As both the Report from the Secretariat and the Government of Trinidad and Tobago note, the energy sector continues to play a dominant role in the economy. According to the Secretariat Report, the petroleum sector generates approximately one-third of GDP. The importance of the energy sector is reflected in the composition of exports to the United States. Imports under CBI tariff preferences from Trinidad and Tobago are dominated by petroleum and methanol and 75 percent of imports of these two goods entered under CBI provisions in 2010.
We welcome the government’s efforts to strengthen and diversify the economy through the Medium-Term Policy Framework 2011-14 (MTPF). According to the government’s Report, the MTPF recognizes that “international trade is fundamental to the country’s continued prosperity,” and seeks to “further integrat[e] into the multilateral trading system.” We look forward to learning more about the “additional reforms” envisioned by the government to boost competitiveness, particularly through trade. In this regard, we would be interested in efforts by the government to increase transparency and predictability, so that trade in goods and services flows smoothly. We have submitted some questions regarding the procedures the government uses to consider, notify, and implement changes in tariffs. The Secretariat’s Report also notes that for 50 tariff lines, the applied rate currently exceeds the bound rates. The majority of these items are the same as those that were presented at the last Trade Policy Review. Similarly, the Secretariat Report points out that while all duties are bound in ad valorem terms, the government applies specific duties to 27 tariff lines, (mainly alcoholic beverages) which could lead to the applied duty exceeding the bound rate. We would ask for information regarding when Trinidad and Tobago will bring all rates to within their bound rates.
One of the key ways to enhance competitiveness is to adequately and effectively protect and enforce intellectual property. In this regard, we hope to hear from the delegation about Trinidad and Tobago’s efforts to pass and fully implement IPR-related legislation, especially with respect to remuneration to songwriters for performances of their works.

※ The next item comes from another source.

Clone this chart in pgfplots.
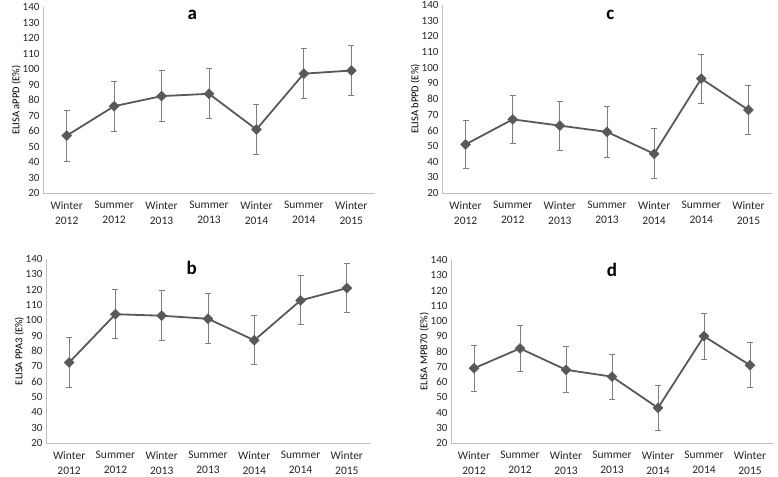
\documentclass[border=0pt]{standalone}
\usepackage{pgfplots}
\pgfplotsset{compat=1.18}
\usepackage{fontspec}
\setmainfont{Carlito}
\definecolor{linec}{HTML}{595959}
\definecolor{errc}{HTML}{7F7F7F}
\definecolor{axc}{HTML}{BFBFBF}
\pgfplotsset{
  panel/.style={
    scale only axis,
    xmin=-0.5, xmax=6.5, ymin=20, ymax=140,
    ytick={20,30,...,140},
    xtick={0,...,6},
    xticklabels={{Winter\\2012},{Summer\\2012},{Winter\\2013},{Summer\\2013},{Winter\\2014},{Summer\\2014},{Winter\\2015}},
    xticklabel style={align=center, font=\fontsize{11.5}{15}\selectfont, text=black!85, yshift=-5pt},
    yticklabel style={font=\fontsize{11}{12}\selectfont, text=black!85},
    /pgf/number format/assume math mode=true,
    axis x line*=bottom, axis y line*=left,
    axis line style={axc, line width=0.8pt, -},
    major tick length=0pt,
    ylabel style={font=\fontsize{10.5}{12}\selectfont, text=black},
    ylabel shift=-5pt,
  },
  ser/.style={
      color=linec, line width=1.8pt, mark=square*, mark size=3.5pt,
      mark options={rotate=45, fill=linec, draw=linec, line width=0.5pt},
      error bars/y dir=both, error bars/y explicit,
      error bars/error bar style={errc, line width=0.9pt},
      error bars/error mark options={rotate=90, mark size=3pt, errc, line width=0.9pt},
  },
}
\begin{document}
\begin{tikzpicture}
\useasboundingbox (0pt,0pt) rectangle (778pt,476pt);
% panel a
\begin{axis}[panel, at={(43pt,283pt)}, anchor=south west, width=332pt, height=186pt, ylabel={ELISA aPPD (E\%)}]
\addplot[ser] coordinates {(0,57) +- (0,16.5) (1,76) +- (0,16) (2,82.5) +- (0,16.5) (3,84) +- (0,16.2) (4,61) +- (0,16.2) (5,97) +- (0,16) (6,99) +- (0,16)};
\node[font=\fontsize{19}{20}\selectfont\bfseries] at (rel axis cs:0.45,0.955) {a};
\end{axis}
% panel c
\begin{axis}[panel, at={(442pt,283pt)}, anchor=south west, width=330pt, height=188pt, ylabel={ELISA bPPD (E\%)}]
\addplot[ser] coordinates {(0,51) +- (0,15.5) (1,67) +- (0,15.5) (2,63) +- (0,15.7) (3,59) +- (0,16) (4,45) +- (0,16) (5,93) +- (0,15.7) (6,73) +- (0,15.7)};
\node[font=\fontsize{19}{20}\selectfont\bfseries] at (rel axis cs:0.51,0.95) {c};
\end{axis}
% panel b
\begin{axis}[panel, at={(46pt,33pt)}, anchor=south west, width=324pt, height=184pt, ylabel={ELISA PPA3 (E\%)}]
\addplot[ser] coordinates {(0,72.5) +- (0,16.3) (1,104) +- (0,16) (2,103) +- (0,16.3) (3,101) +- (0,16.3) (4,87) +- (0,16) (5,113) +- (0,16) (6,121) +- (0,16)};
\node[font=\fontsize{19}{20}\selectfont\bfseries] at (rel axis cs:0.45,0.95) {b};
\end{axis}
% panel d
\begin{axis}[panel, at={(451pt,33pt)}, anchor=south west, width=322pt, height=183pt, ylabel={ELISA MPB70 (E\%)}]
\addplot[ser] coordinates {(0,69) +- (0,15) (1,82) +- (0,15) (2,68) +- (0,15) (3,63.5) +- (0,14.7) (4,43) +- (0,14.8) (5,90) +- (0,15) (6,71) +- (0,14.8)};
\node[font=\fontsize{19}{20}\selectfont\bfseries] at (rel axis cs:0.5,0.945) {d};
\end{axis}
\end{tikzpicture}
\end{document}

The Report from the Secretariat describes the efforts by the Government of Trinidad and Tobago to expand the tourism sector through the 2010 National Tourism Policy. Trinidad and Tobago has much to offer visitors, such as the country’s warm hospitality and its vibrant culture, both of which contribute to the tourism industry. In this regard, we encourage Trinidad and Tobago to consider policies that keep its hotels and resorts attractive to visitors, such as ensuring that high quality agricultural products and processed foods are available at a reasonable price. Unfortunately, there have been reports that Trinidad and Tobago intends to raise the tariffs on poultry, for example. In light of the importance of the tourism sector to Trinidad and Tobago’s development and the harm to tourism development that the current lack of tourist facilities, such as restaurants and hotels can do, we wonder why Trinidad and Tobago would raise the cost to its consumers, both local and visitors, of popular food items.

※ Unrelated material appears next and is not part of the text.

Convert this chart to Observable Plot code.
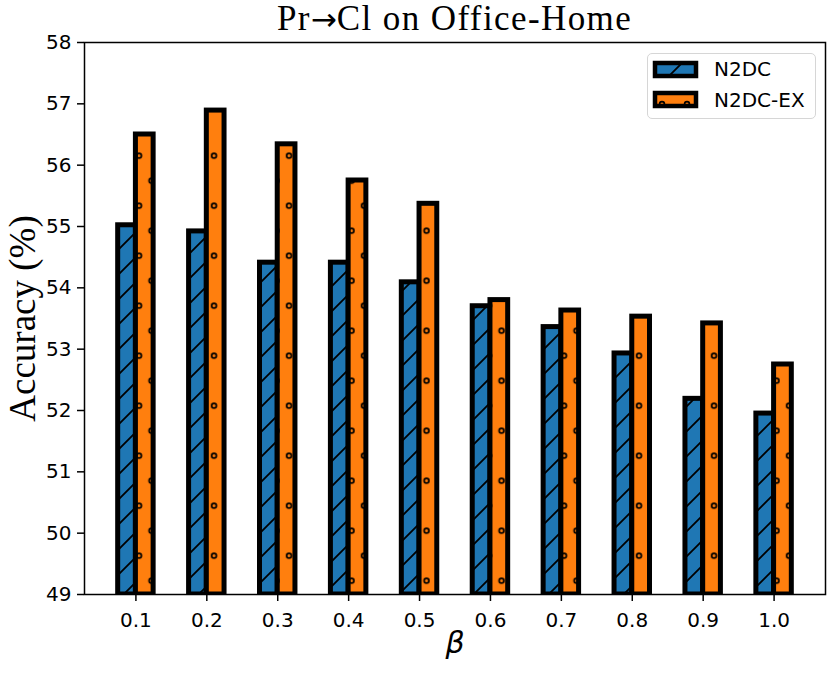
<!DOCTYPE html>
<html>
<head>
<meta charset="utf-8">
<script src="https://cdn.jsdelivr.net/npm/d3@7"></script>
<script src="https://cdn.jsdelivr.net/npm/@observablehq/plot@0.6"></script>
<style>
  body { margin: 0; background: #fff; }
  #wrap { position: relative; width: 831px; height: 674px; background: #fff; }
  #title { position: absolute; top: 0; left: 84px; width: 741px; text-align: center;
           font-family: "Liberation Serif", serif; font-size: 35px; line-height: 38px; letter-spacing: 1.4px;
           color: #000; white-space: nowrap; }
  #title .arr { font-family: "DejaVu Sans", sans-serif; font-size: 31px; letter-spacing: 0; }
  #chart svg { display: block; }
  .lg-box { position: absolute; left: 647px; top: 53px; width: 169px; height: 66px; box-sizing: border-box;
            border: 1.6px solid #d6d6d6; border-radius: 5px; background: rgba(255,255,255,0.85); }
  .lg-sw { position: absolute; }
  .lg-tx { position: absolute; left: 714px; font-family: "DejaVu Sans", sans-serif; font-size: 20px;
           line-height: 20px; color: #000; white-space: nowrap; }
</style>
</head>
<body>
<svg width="0" height="0" style="position:absolute">
  <defs>
    <pattern id="hatch-slash" patternUnits="userSpaceOnUse" x="18" y="0" width="25" height="25">
      <path d="M-6.25,6.25 L6.25,-6.25 M0,25 L25,0 M18.75,31.25 L31.25,18.75" stroke="#000" stroke-width="1.8" fill="none"/>
    </pattern>
    <pattern id="hatch-circles" patternUnits="userSpaceOnUse" x="7.75" y="-6.8" width="25" height="50">
      <circle cx="6.25" cy="12.5" r="2.4" fill="none" stroke="#000" stroke-width="1.7"/>
      <circle cx="18.75" cy="37.5" r="2.4" fill="none" stroke="#000" stroke-width="1.7"/>
    </pattern>
    <pattern id="swatch-slash" patternUnits="userSpaceOnUse" x="10" y="0" width="25" height="25">
      <path d="M-6.25,6.25 L6.25,-6.25 M0,25 L25,0 M18.75,31.25 L31.25,18.75" stroke="#000" stroke-width="1.8" fill="none"/>
    </pattern>
    <pattern id="swatch-circles" patternUnits="userSpaceOnUse" x="0" y="0" width="25" height="50">
      <circle cx="11" cy="15" r="2.4" fill="none" stroke="#000" stroke-width="1.7"/>
      <circle cx="23.5" cy="40" r="2.4" fill="none" stroke="#000" stroke-width="1.7"/>
    </pattern>
  </defs>
</svg>
<div id="wrap">
  <div id="chart"></div>
  <div id="title">Pr<span class="arr">→</span>Cl on Office-Home</div>
  <div class="lg-box"></div>
  <svg class="lg-sw" style="left:651px;top:59px" width="49" height="21">
    <rect x="4" y="4" width="41" height="13" fill="#1f77b4"/>
    <rect x="4" y="4" width="41" height="13" fill="url(#swatch-slash)"/>
    <rect x="4" y="4" width="41" height="13" fill="none" stroke="#000" stroke-width="4.5"/>
  </svg>
  <svg class="lg-sw" style="left:651px;top:89px" width="49" height="21">
    <rect x="4" y="4" width="41" height="13" fill="#ff7f0e"/>
    <rect x="4" y="4" width="41" height="13" fill="url(#swatch-circles)"/>
    <rect x="4" y="4" width="41" height="13" fill="none" stroke="#000" stroke-width="4.5"/>
  </svg>
  <div class="lg-tx" style="top:59.4px">N2DC</div>
  <div class="lg-tx" style="top:90.4px">N2DC-EX</div>
</div>
<script>
// ---- data ----
const betas = [0.1, 0.2, 0.3, 0.4, 0.5, 0.6, 0.7, 0.8, 0.9, 1.0];
const seriesNames = ["N2DC", "N2DC-EX"];
const n2dc   = [55.02, 54.92, 54.41, 54.41, 54.09, 53.70, 53.36, 52.93, 52.19, 51.95];
const n2dcEx = [56.50, 56.89, 56.34, 55.75, 55.37, 53.80, 53.63, 53.53, 53.42, 52.75];
const yTicks = [49, 50, 51, 52, 53, 54, 55, 56, 57, 58];
const yBase = 49;
const yTop = 58;
const barWidth = 0.025;           // each bar's width in beta units (grouped bars side by side)
const seriesColors = ["#1f77b4", "#ff7f0e"];
const seriesHatches = ["url(#hatch-slash)", "url(#hatch-circles)"];

// grouped bar layout like matplotlib: first series left of the tick, second right of it
const valuesBySeries = [n2dc, n2dcEx];
const rows = seriesNames.map((s, k) =>
  betas.map((b, i) => ({
    series: s,
    x1: b + (k - 1) * barWidth,
    x2: b + k * barWidth,
    base: yBase,
    value: valuesBySeries[k][i]
  }))
);
// matplotlib default 5% x margins around the bar extent
const lo = d3.min(betas) - barWidth, hi = d3.max(betas) + barWidth;
const pad = 0.05 * (hi - lo);

const barMarks = rows.flatMap((d, k) => {
  const enc = {x1: "x1", x2: "x2", y1: "base", y2: "value"};
  return [
    Plot.rectY(d, {...enc, fill: seriesColors[k]}),
    Plot.rectY(d, {...enc, fill: seriesHatches[k]}),
    Plot.rectY(d, {...enc, fill: "none", stroke: "#000", strokeWidth: 5})
  ];
});

const H = 674, MB = 80;
const chart = Plot.plot({
  width: 831,
  height: H,
  marginTop: 42,
  marginBottom: MB,
  marginLeft: 84,
  marginRight: 6,
  style: {fontFamily: "DejaVu Sans", color: "#000", background: "#fff", overflow: "visible"},
  x: {domain: [lo - pad, hi + pad]},
  y: {domain: [yBase, yTop]},
  marks: [
    ...barMarks,
    Plot.frame({stroke: "#000", strokeWidth: 1.5}),
    Plot.axisY({ticks: yTicks, tickFormat: d => String(d), tickSize: 7, tickPadding: 6,
                fontSize: 20, strokeWidth: 1.5, label: null}),
    Plot.axisX({ticks: betas, tickFormat: d3.format(".1f"), tickSize: 7, tickPadding: 11,
                fontSize: 20, strokeWidth: 1.5, label: null}),
    Plot.text(["Accuracy (%)"], {frameAnchor: "left", textAnchor: "middle", rotate: -90, dx: -61,
                fontFamily: "Liberation Serif", fontSize: 37, fill: "#000"}),
    Plot.text(["β"], {frameAnchor: "bottom", dy: 58.4,
                fontFamily: "DejaVu Sans", fontStyle: "italic", fontSize: 30, fill: "#000"})
  ]
});

// clip bars to the plotting area bottom (as matplotlib clips patches to the axes)
const ns = "http://www.w3.org/2000/svg";
const defs = document.createElementNS(ns, "defs");
const cp = document.createElementNS(ns, "clipPath");
cp.setAttribute("id", "bar-clip");
cp.setAttribute("clipPathUnits", "userSpaceOnUse");
const cr = document.createElementNS(ns, "rect");
cr.setAttribute("x", -5000); cr.setAttribute("y", -5000);
cr.setAttribute("width", 10000); cr.setAttribute("height", 5000 + H - MB);
cp.appendChild(cr); defs.appendChild(cp);
chart.prepend(defs);
chart.querySelectorAll('g[aria-label="rect"]').forEach(g => g.setAttribute("clip-path", "url(#bar-clip)"));

document.getElementById("chart").appendChild(chart);
</script>
</body>
</html>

In closing, the United States will continue to work with Trinidad and Tobago and the other CARICOM members to strengthen and deepen our relationship. We look forward to our work with all of our trading partners to strengthen the global economy and the WTO, allowing trade and investment opportunities to expand, and further enhancing opportunities for Trinidad and Tobago to broaden its exports and its export markets. In closing, we offer all good wishes to the government of Trinidad and Tobago for a successful Trade Policy Review.